Freshman Pharrel Payne's three dunks early Saturday night against Maryland gave the Gophers arguably their easiest scoring in a long, long time in the first half in Big Ten play.
The league's worst offensive team established a post presence, which was critical with leading scorer and rebounder Dawson Garcia missing his fourth straight game.
Overshadowing anything for the Gophers, though, has been their putrid defensive effort as of late, contributing to a seventh straight loss Saturday, 81-46 against the Terrapins in front of announced crowd of 9,255 at Williams Arena.
"Don't blame our guys," second-year Gophers coach Ben Johnson said about the first time the program suffered consecutive 30-point losses in team history. "If you want to be frustrated, take that out on me. Let me take the brunt. I've got big shoulders. It's part of the job."

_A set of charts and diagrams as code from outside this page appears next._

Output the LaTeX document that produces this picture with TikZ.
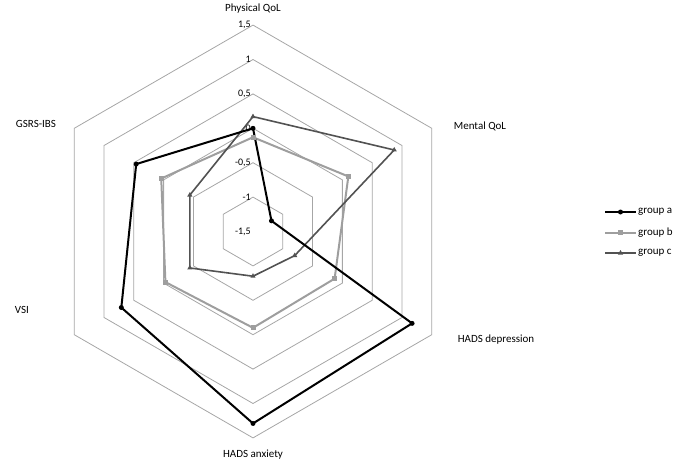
\documentclass[tikz,border=0pt]{standalone}
\usepackage{fontspec}
\setmainfont{Carlito}
\usetikzlibrary{positioning, calc, shapes.geometric}

\begin{document}
\begin{tikzpicture}[x=1pt,y=1pt,
    ring/.style={draw=black!35, line width=0.8pt},
    lbl/.style={font=\fontsize{11}{13}\selectfont},
    tick/.style={font=\fontsize{10}{12}\selectfont, anchor=east, inner sep=1pt},
    sera/.style={draw=black, line width=2pt, line join=round},
    serb/.style={draw=black!38, line width=2pt, line join=round},
    serc/.style={draw=black!68, line width=1.6pt, line join=round},
    dota/.style={circle, fill=black, inner sep=0pt, minimum size=5pt},
    dotb/.style={rectangle, fill=black!38, inner sep=0pt, minimum size=5pt},
    dotc/.style={regular polygon, regular polygon sides=3, fill=black!68, inner sep=0pt, minimum size=6pt}]
\useasboundingbox (0,0) rectangle (679,-465);
\coordinate (ctr) at (253,-231.5);
% rings
\foreach \i in {1,...,6}
  \draw[ring] ($(ctr)+(90:34.4*\i)$) \foreach \k in {1,...,5} {-- ($(ctr)+(90-60*\k:34.4*\i)$)} -- cycle;
% scale
\foreach \v/\t [count=\i from 0] in {-1.5/{-1,5},-1/{-1},-0.5/{-0,5},0/0,0.5/{0,5},1/1,1.5/{1,5}}
  \node[tick] (t\i) at ($(ctr)+(-1,34.4*\i)$) {\t};
% axes labels
\node[lbl] (pq) at (253,-9) {Physical QoL};
\node[lbl] (mq) at (480,-126) {Mental QoL};
\node[lbl] (hd) at (496,-340) {HADS depression};
\node[lbl] (ha) at (253,-455) {HADS anxiety};
\node[lbl] (vs) at (22,-310) {VSI};
\node[lbl] (gs) at (36,-124) {GSRS-IBS};
% data
\foreach \s/\vals in {a/{0,-1.19,1.17,1.29,0.71,0.46}, b/{-0.13,0.1,-0.13,-0.1,-0.03,0.04}, c/{0.17,0.87,-0.8,-0.85,-0.44,-0.44}}
  \foreach \v [count=\k from 0] in \vals
    \coordinate (\s\k) at ($(ctr)+(90-60*\k:{(\v+1.5)*68.8})$);
\draw[serb] (b0) -- (b1) -- (b2) -- (b3) -- (b4) -- (b5) -- cycle;
\draw[serc] (c0) -- (c1) -- (c2) -- (c3) -- (c4) -- (c5) -- cycle;
\draw[sera] (a0) -- (a1) -- (a2) -- (a3) -- (a4) -- (a5) -- cycle;
\foreach \k in {0,...,5} {
  \node[dotb] at (b\k) {};
  \node[dotc] at (c\k) {};
  \node[dota] at (a\k) {};
}
% legend
\foreach \s/\t [count=\i from 0] in {a/group a, b/group b, c/group c} {
  \coordinate (l\s) at (605,-212-20.5*\i);
  \coordinate (r\s) at (636,-212-20.5*\i);
  \node[lbl, anchor=west, inner sep=2pt] (n\s) at (r\s) {\t};
  \draw[ser\s] (l\s) -- (r\s);
  \node[dot\s] at ($(l\s)!0.5!(r\s)$) {};
}
\end{tikzpicture}
\end{document}
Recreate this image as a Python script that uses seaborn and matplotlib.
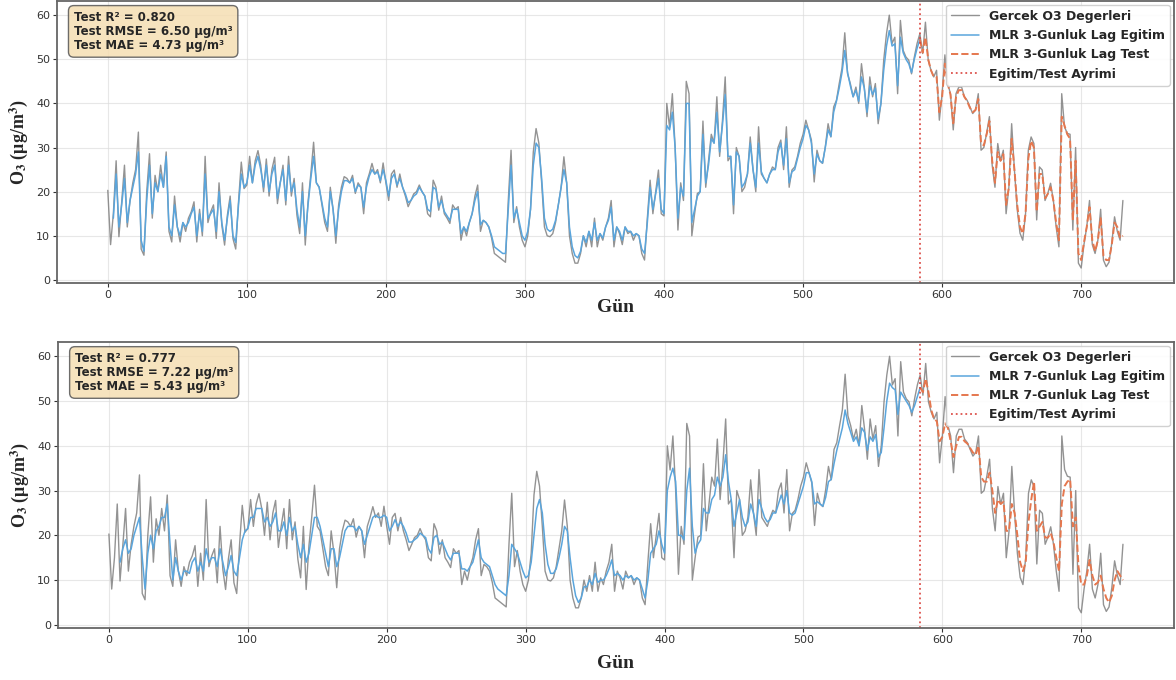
import numpy as np
import pandas as pd
import matplotlib
matplotlib.use('Agg')
import matplotlib.pyplot as plt
import seaborn as sns

# observed daily O3 (read every 2nd day from the chart)
days = list(range(0, 731, 2))
o3_obs = [
    20.3, 8, 15, 27, 9.8, 17.7, 26, 12, 18, 22,
    25, 33.5, 7, 5.6, 20, 28.6, 14, 23.7, 20, 26,
    21, 29, 11, 8.6, 19, 12, 8.6, 13, 11, 14,
    15.4, 17.7, 8.6, 16, 10, 28, 13, 15.4, 17, 9.4,
    22, 12.4, 7.9, 14.7, 19, 9.4, 7, 17.7, 26.7, 20.7,
    21.5, 28, 22, 27, 29.3, 26, 20, 27.4, 19, 25,
    27.8, 17.3, 22, 26, 17, 28, 19, 23, 14.7, 10.5,
    22, 7.9, 17.7, 24, 31.2, 22, 21, 17, 13, 11,
    21, 16, 8.3, 17, 21, 23.4, 23, 22, 23.7, 19.6,
    22, 21, 15, 22, 24, 26.4, 24, 25, 22, 26.5,
    22, 18, 24, 24.9, 21, 24, 21, 19, 16.6, 18,
    19.5, 20, 21.5, 20, 19, 15, 14.3, 22.6, 21, 15.8,
    19, 15, 14, 12.8, 17, 16, 16.6, 9, 12, 10,
    13, 15, 19, 21.5, 11, 13.5, 13, 12, 9.5, 6,
    5.5, 5, 4.5, 4, 18, 29.4, 13, 16.6, 12, 9,
    7.5, 10, 16, 29, 34.3, 31, 22, 12, 10, 9.8,
    10.5, 13, 17, 21, 27.9, 22, 10, 6, 3.8, 3.8,
    6, 10, 7.5, 11, 7.5, 14, 7.5, 10.5, 9, 12,
    14, 18, 7.5, 12, 10.5, 8, 12, 10.5, 11, 9,
    10.5, 10, 6, 4.5, 14, 22.6, 15, 20, 24.9, 15,
    14.5, 40, 34.6, 42.2, 30, 11.3, 22, 18, 45, 42.2,
    10, 15, 19.6, 20, 36, 21, 27, 33, 31, 41.5,
    28, 36, 46, 27, 28, 15, 30, 28, 20, 21,
    24, 32.4, 25, 20, 34.7, 24, 23, 22, 24, 25.6,
    25, 30, 31.7, 25, 34.7, 21, 24.9, 25.6, 28, 31,
    33, 36.2, 34, 31.7, 22.2, 29.4, 27, 26.4, 30.2, 35.4,
    32.4, 39.2, 40.7, 44.5, 48, 56, 46.7, 44.5, 41.5, 43.7,
    40, 49, 43.7, 37, 46, 41.5, 44.5, 35.4, 40, 49.8,
    55.8, 60, 53.6, 55, 42.2, 58.8, 52, 50.5, 49.8, 46.7,
    50.5, 53.6, 55.8, 51.3, 58.4, 49.8, 47.5, 46, 47.5, 36.2,
    42.2, 51, 44.5, 42.2, 34, 42.2, 43.7, 43.7, 41.5, 40.7,
    39.2, 37.7, 38.5, 42.2, 29.4, 30, 33.2, 37, 26, 21,
    30.9, 27, 29.4, 15, 21, 35.4, 24.9, 16, 10.6, 9,
    15, 29.4, 32.4, 30.9, 13.6, 25.6, 24.9, 18, 19.6, 21.9,
    18, 12, 7.5, 42.2, 34.7, 33.2, 33, 11.3, 30, 3.8,
    2.7, 8, 12, 18, 8, 6, 9, 16, 4.5, 3,
    4, 8.3, 14.3, 11, 9, 18,
]

# MLR 3-day lag predictions
lag3_days = list(range(4, 731, 2))
lag3_pred = [
    14, 24, 12, 17, 23, 13, 18, 21,
    24, 29, 9, 6.5, 18, 26, 15, 22, 20, 24,
    21, 28, 12, 10, 17, 12, 10, 13, 12, 13,
    15, 16.5, 10, 15, 11, 24, 14, 15, 16, 11,
    20, 13, 9, 14, 18, 10, 8.5, 17, 24, 21,
    22, 26, 22, 26, 28, 25, 21, 26, 20, 24,
    26, 18.5, 22, 25, 18, 26, 20, 22, 16, 12,
    20, 10, 17, 23, 28, 22, 21, 17.5, 14, 12,
    20, 16, 10, 16, 20, 22.5, 22.5, 22, 23, 20,
    21.5, 21, 16.5, 21, 23.5, 25, 24, 24.5, 22.5, 25,
    22.5, 19, 23, 24, 21.5, 23, 21, 19.5, 17.5, 18,
    19, 19.5, 21, 20, 19, 16, 15.5, 21, 20.5, 16.5,
    18, 15.5, 14.5, 13.5, 16, 16, 16, 10.5, 12, 11,
    13, 15, 18, 20, 12.5, 13.5, 13, 12, 10, 7.5,
    7, 6.5, 6, 6, 16, 26, 14, 16, 13, 10,
    9, 11, 16, 26, 31, 30, 23, 14, 11.5, 11,
    11.5, 13.5, 17, 21, 25, 22, 12, 7.5, 5.5, 5,
    6.5, 10, 8.5, 11, 9, 13, 9, 10.5, 9.5, 12,
    13.5, 16.5, 9, 12, 11, 9, 12, 11, 11, 10,
    10.5, 10, 7, 6, 13, 21, 16, 19.5, 23, 16,
    15, 35, 34, 38, 30, 14, 21, 19, 40, 40,
    13, 16, 19, 20, 33, 22, 26, 32, 31, 38,
    29, 35, 42, 28, 28, 17, 29, 28, 21, 22,
    24, 31, 25, 21, 31, 24.5, 23, 22, 24, 25,
    25, 29, 31, 26, 32, 22, 24.5, 25, 27.5, 30,
    32, 35, 34, 31, 24, 28.5, 27, 26.5, 30, 34,
    32.5, 38, 40.5, 43.5, 47, 52, 47, 44, 41.5, 43,
    40.5, 46, 43.5, 38, 44, 42, 43.5, 36.5, 40, 47.5,
    53, 56.5, 53, 53.5, 44, 55, 51.5, 50, 49, 47,
    50, 52.5, 54.5, 51.5, 55, 50, 47.5, 46, 46, 38,
    41.5, 49, 44.5, 42, 35.5, 41.5, 43, 43, 41.5, 40.5,
    39, 38, 38.5, 41, 31, 30.5, 33, 36, 27, 22,
    29, 27, 28.5, 17, 21, 32, 25, 17, 12, 10.5,
    15, 27.5, 31.5, 30, 15.5, 24, 24, 18.5, 19.5, 21,
    18, 13, 9, 37, 35, 33, 32, 13.5, 27, 6,
    4.5, 8.5, 12, 16.5, 9, 6.5, 9, 14, 5.5, 4.5,
    4.5, 8, 13, 12, 9.5, 10,
]

# MLR 7-day lag predictions
lag7_days = list(range(8, 731, 2))
lag7_pred = [
    14, 17, 19, 16, 17, 20,
    22, 24, 15, 8, 16, 20, 17, 21, 22, 24,
    24, 27, 18, 10, 15, 12, 10, 12, 12, 11.5,
    14, 15, 12, 14, 12, 17, 14, 15, 15, 13,
    17, 14, 11, 13, 15.5, 12, 11, 15, 19, 21,
    21.5, 24, 24, 26, 26, 26, 23, 24, 22, 23,
    25, 21, 21, 23, 20, 24, 21, 22, 18, 15,
    18, 14, 16, 20, 24, 24, 22, 19, 16, 13,
    17, 17, 13, 15, 18, 21, 22, 22, 22, 21,
    22, 21, 18, 20, 22, 24, 24.5, 24, 24, 24.5,
    24, 21, 22, 23.5, 22, 23, 22, 20.5, 18.5, 18.5,
    19, 19.5, 20.5, 20, 19.5, 17, 16, 19.5, 20, 18,
    18.5, 17, 15.5, 14.5, 16, 16, 16, 12.5, 12.5, 12,
    13, 14, 16.5, 19, 15, 14, 13.5, 13, 11, 9,
    8, 7.5, 7, 6.5, 11, 18, 17, 16, 14, 12,
    10.5, 11, 14, 20, 26, 28, 25, 18, 13.5, 11.5,
    11.5, 12.5, 15, 18, 22, 21, 15, 10, 6.5, 5,
    6, 8.5, 8.5, 10, 9, 11.5, 9.5, 10, 10, 11,
    12.5, 14.5, 11, 11.5, 11, 10, 11, 10.5, 11, 10,
    10.5, 10, 8, 6, 10, 16, 17, 18, 21, 18,
    16, 30, 33, 35, 32, 20, 20, 19, 30, 35,
    22, 16, 18, 19, 26, 25, 25, 28, 29, 33,
    31, 33, 38, 32, 28, 22, 25, 28, 24, 22,
    23, 27, 25, 22, 28, 26, 24, 23, 23.5, 25,
    25, 27, 29, 27, 30, 25, 24.5, 25, 27, 29,
    31, 34, 34, 32, 27, 27.5, 27, 26.5, 28.5, 32,
    32.5, 36, 39, 41.5, 44, 48, 45, 43, 41, 42,
    40, 44, 43, 39, 42, 41, 42.5, 37.5, 38.5, 44,
    50, 54, 53, 52.5, 47, 52, 51, 50, 49, 47.5,
    49, 51, 53, 52, 55, 52, 48, 46, 45.5, 41,
    42, 45, 44, 41, 37.5, 40, 42, 42, 41, 40.5,
    39.5, 38.5, 38, 40, 33, 32, 32, 34, 30, 25,
    28, 27, 27.5, 21, 21, 27, 25, 20, 14, 12,
    14, 23, 28, 32, 21, 22, 23, 19.5, 19.5, 20.5,
    18.5, 15, 12, 27, 31, 32, 32.5, 22, 24, 13,
    9, 9, 11, 14.5, 11, 9, 9.5, 11, 8, 6,
    5, 6.5, 10, 12, 11, 10,
]

split_day = 584
metrics3 = ['Test R² = 0.820', 'Test RMSE = 6.50 μg/m³', 'Test MAE = 4.73 μg/m³']
metrics7 = ['Test R² = 0.777', 'Test RMSE = 7.22 μg/m³', 'Test MAE = 5.43 μg/m³']

sns.set_style('whitegrid')
plt.rcParams['font.family'] = ['DejaVu Sans']
plt.rcParams['font.serif'] = ['Liberation Serif', 'DejaVu Serif']
plt.rcParams['mathtext.fontset'] = 'stix'

fig = plt.figure(figsize=(11.76, 6.8), dpi=100)
ax1 = fig.add_axes([0.0485, 0.5838, 0.9495, 0.4147])
ax2 = fig.add_axes([0.0495, 0.0765, 0.9485, 0.4206])


def draw(ax, pdays, pred, lag, metrics, xlab_y):
    obs = pd.DataFrame({'gun': days, 'o3': o3_obs})
    p = pd.DataFrame({'gun': pdays, 'o3': pred})
    tr = p[p['gun'] <= split_day]
    te = p[p['gun'] >= split_day]
    sns.lineplot(data=obs, x='gun', y='o3', ax=ax, color='gray', lw=1, alpha=0.85,
                 label='Gercek O3 Degerleri')
    sns.lineplot(data=tr, x='gun', y='o3', ax=ax, color='#5aa5dc', lw=1.1,
                 label=f'MLR {lag}-Gunluk Lag Egitim')
    sns.lineplot(data=te, x='gun', y='o3', ax=ax, color='#e5774e', lw=1.4, linestyle='--',
                 label=f'MLR {lag}-Gunluk Lag Test')
    ax.axvline(split_day, color='#d9403a', linestyle=':', lw=1.3, alpha=0.9,
               label='Egitim/Test Ayrimi')
    ax.set_xlim(-36.5, 766.5)
    ax.set_ylim(-0.7, 63.2)
    ax.set_xticks(range(0, 701, 100))
    ax.set_yticks(range(0, 61, 10))
    ax.grid(True, color='#dddddd', lw=0.8, alpha=0.7)
    ax.tick_params(axis='both', labelsize=8, colors='#333333', length=3, pad=2,
                   left=True, bottom=True)
    for s in ax.spines.values():
        s.set_color('#666666')
        s.set_linewidth(1.3)
    ax.set_xlabel('Gün', family='serif', fontweight='bold', fontsize=14)
    ax.set_ylabel(r'O$_\mathbf{3}$ (μg/m$^\mathbf{3}$)', family='serif', fontweight='bold',
                  fontsize=13)
    ax.xaxis.set_label_coords(0.5, xlab_y)
    ax.yaxis.set_label_coords(-0.024, 0.5)
    leg = ax.legend(loc='upper right', prop={'weight': 'bold', 'size': 9}, framealpha=0.9,
                    borderaxespad=0.3, handlelength=2.2)
    leg.get_frame().set_edgecolor('#cccccc')
    ax.text(0.015, 0.965, '\n'.join(metrics), transform=ax.transAxes, va='top', ha='left',
            fontsize=8.5, fontweight='bold', linespacing=1.1,
            bbox=dict(boxstyle='round,pad=0.45', facecolor='wheat', alpha=0.85, edgecolor='#555555'))


draw(ax1, lag3_days, lag3_pred, 3, metrics3, -0.055)
draw(ax2, lag7_days, lag7_pred, 7, metrics7, -0.095)

fig.savefig('out.png', dpi=100)
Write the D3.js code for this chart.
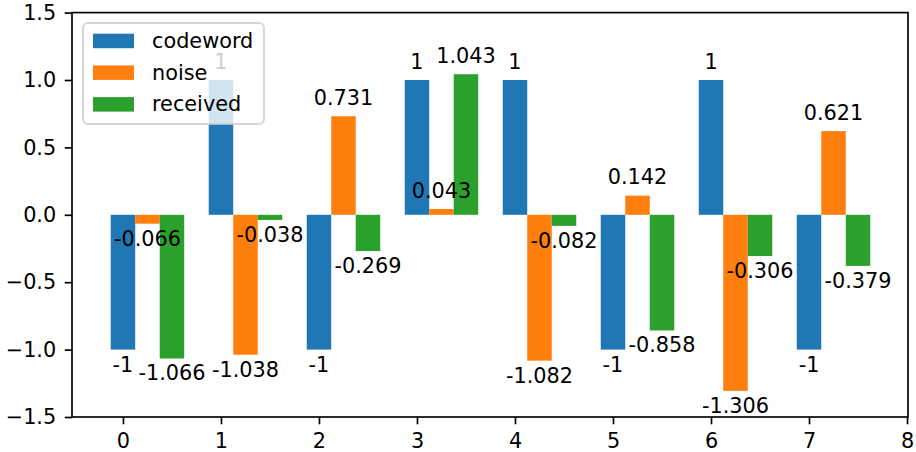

The Gophers (7-15, 1-11) are on their longest losing streak in two years. The last time they lost by 30 points twice in a Big Ten season was in 2017-18, but the 35-point margin of defeat Saturday was the second-worst home loss in team history, behind a 90-51 thrashing by No. 1 UCLA with John Wooden and Lew Alcindor in 1968. The Barn opened 95 years ago Wednesday.
"There's a difference between having excuses and having perspective," Johnson said. "The perspective is on most teams young players play, but it's not [30 minutes]. And we're asking these guys, you not only have to play extended minutes, but you need to produce at a Big Ten level."
Young team aside, Johnson preached defense as part of his program's identity when he was hired to replace Richard Pitino in 2021, but the Gophers have reached near rock bottom in that department.
The Terrapins (16-7, 7-5) had a 42-point lead in the second half, but eventually won by 35, which was tied for the Gophers' biggest loss by margin since 2001.